What kind of direction did you receive?
He pretty much just followed my lead. The great thing about Istvan (Szabo) directing this is that it’s completely outside his cultural knowledge, this time. I think it’s wonderful to have a director come into something fresh. I think of Nabakov coming to America and starting to write in English and suddenly loving this language that he was loving, Tom Stoppard was a Jewish Czech and he starts working this language in a way that I think if you were born into it I don’t think you’d see it so clearly. In England we tend to communicate beneath language. It ‘s not what we are saying that is necessarily what we are saying. There’s a scene where my character comes into his wife’s dressing room and she is obviously in emotional turmoil and he as her husband recognizes this and says to her I think you ought to go away and sort yourself out and when you are sorted out, you
can come back and start work on something else. He says it in a tough way but a kind way, not rubbing in her face that she has been screwed by a young boy who was a bit of a social climber and she has made a fool of herself and should go away. He doesn’t say that, he may feel that but he doesn’t because he loves her and cares for her and because he is English of that particular class and time.

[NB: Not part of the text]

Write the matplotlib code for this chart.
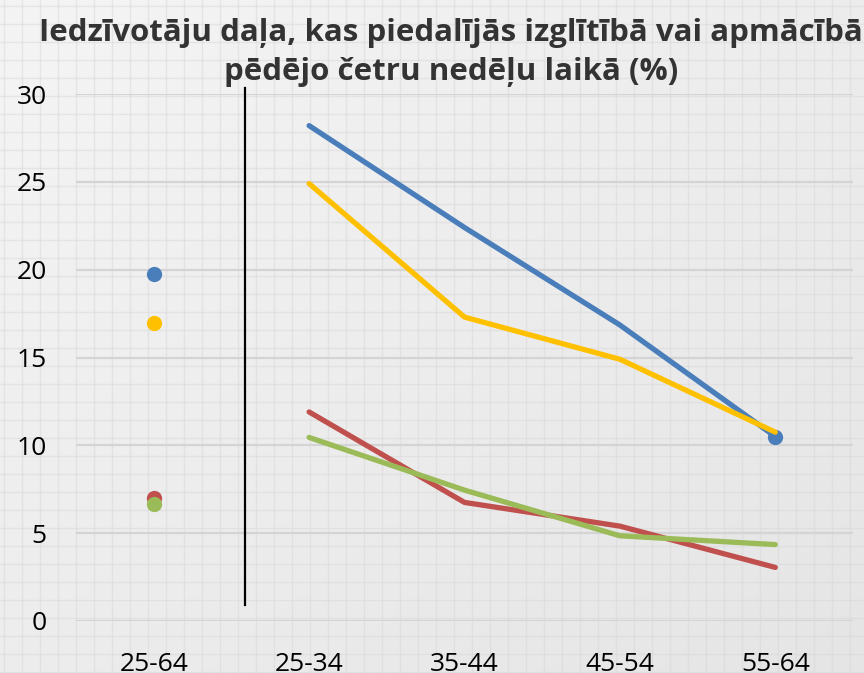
import numpy as np
import matplotlib
matplotlib.use("Agg")
import matplotlib.pyplot as plt

categories = ["25-64", "25-34", "35-44", "45-54", "55-64"]
blue = [19.75, 28.2, 22.4, 16.85, 10.5]
yellow = [16.95, 24.9, 17.3, 14.9, 10.75]
red = [7.0, 11.9, 6.75, 5.4, 3.05]
green = [6.65, 10.45, 7.45, 4.85, 4.35]
yticks = [0, 5, 10, 15, 20, 25, 30]
title = "Iedzīvotāju daļa, kas piedalījās izglītībā vai apmācībā\npēdējo četru nedēļu laikā (%)"

colors = {"blue": "#4a7ebb", "yellow": "#ffc000", "red": "#c0504d", "green": "#9bbb59"}

W, H = 864, 673
fig = plt.figure(figsize=(W / 100, H / 100), dpi=100)

# background with gradient and paper grid
bg = fig.add_axes([0, 0, 1, 1], zorder=-10)
yy, xx = np.mgrid[0:H, 0:W]
grad = 0.955 - 0.05 * (xx / W) * 0.6 - 0.05 * (yy / H) * 0.6
bg.imshow(grad, cmap="gray", vmin=0, vmax=1, extent=[0, W, H, 0], aspect="auto")
for gx in np.arange(4, W, 18):
    bg.axvline(gx, color="#d8d8d8", lw=1.0, alpha=0.5)
for gy in np.arange(6, H, 18):
    bg.axhline(gy, color="#d8d8d8", lw=1.0, alpha=0.5)
bg.set_xlim(0, W)
bg.set_ylim(H, 0)
bg.axis("off")

# main axes: x from 76 to 853 px, y 0 at 621, 30 at 94
left, right = 76 / W, 853 / W
bottom_px, top_px = 621, 94
ax = fig.add_axes([left, 1 - bottom_px / H, right - left, (bottom_px - top_px) / H])
ax.patch.set_alpha(0)
x = np.arange(len(categories))
ax.set_xlim(-0.5, len(categories) - 0.5)
ax.set_ylim(0, 30)

lw = 3.8
for vals, c in [(blue, "blue"), (red, "red"), (green, "green"), (yellow, "yellow")]:
    ax.plot(x[1:], vals[1:], color=colors[c], lw=lw, solid_capstyle="round", zorder=3)
    ax.plot(x[0], vals[0], "o", color=colors[c], ms=11, mec="none", zorder=4)
ax.plot(x[-1], blue[-1], "o", color=colors["blue"], ms=11, mec="none", zorder=2)

ax.set_yticks(yticks)
ax.set_xticks(x)
ax.set_xticklabels(categories)
ax.grid(axis="y", color="#d4d4d4", lw=1.6)
ax.set_axisbelow(True)
for s in ax.spines.values():
    s.set_visible(False)
ax.tick_params(length=0, labelsize=19, colors="#000000", pad=0)
for lab in ax.get_xticklabels() + ax.get_yticklabels():
    lab.set_fontfamily("Open Sans")
ax.tick_params(axis="x", pad=22)
ax.tick_params(axis="y", pad=21)

# separator line
fig.add_artist(plt.Line2D([245 / W, 245 / W], [1 - 88 / H, 1 - 605 / H], color="black", lw=1.6))

fig.text(451 / W, 1 - 52.5 / H, title, ha="center", va="center", fontsize=22.5,
         fontweight="bold", family="Open Sans", color="#333333", linespacing=1.42)

fig.savefig("out.png", dpi=100)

Do you think things have changed from the stiffness of 1930’s Britain?
I think we’ve lost our manners to a certain extent. A class-less society is a myth. If we live in a big society we need to make little invisible clubs to say we are this type of person, we wear a tie, we wear a shirt that is ironed, that we tuck in and we speak in a certain way. Those classes are still there in England. I believe that because of a vastly increased and far more intrusive media, both print and visual, we have lost our respect for our leaders in England and lost our respect for almost everybody. I think we are a society in great trouble and I don’t think we have faced up to it yet. The rise in teenage mental health problems since 1956 is 70 % rise, so you can see that the kids are finding it much harder to get from being a child to being an adult. Suicide, depression, behavioral problems and anorexia are all more prevalent; along with a large number of single parent families. If you look back at history, no healthy society has ever been grown and burgeoned with single parent families. When families begin to break down, society begins to break down and I think we are beginning to see is the beginning of a break down in our society. You know if you hold a frog over a pan of boiling water, it will do anything in it’s physical power not to be dropped into that water, but if you put a frog in a pan of cold water and apply the heat, the frog will stay till it boils to death and I think what we are doing is slowly boiling to death. If we could be held above our society and see it, we would do anything we could not to boil into it.
When was the last time you were competitive for a role?
I think “The Real Thing” was the last thing that I called my agent with and said if you want to keep your job, get me that part. It was a Tom Stoppard play with Glenn Close on Broadway. I think everything else, I’ve just been asked to do, some things I’ve fought not to do.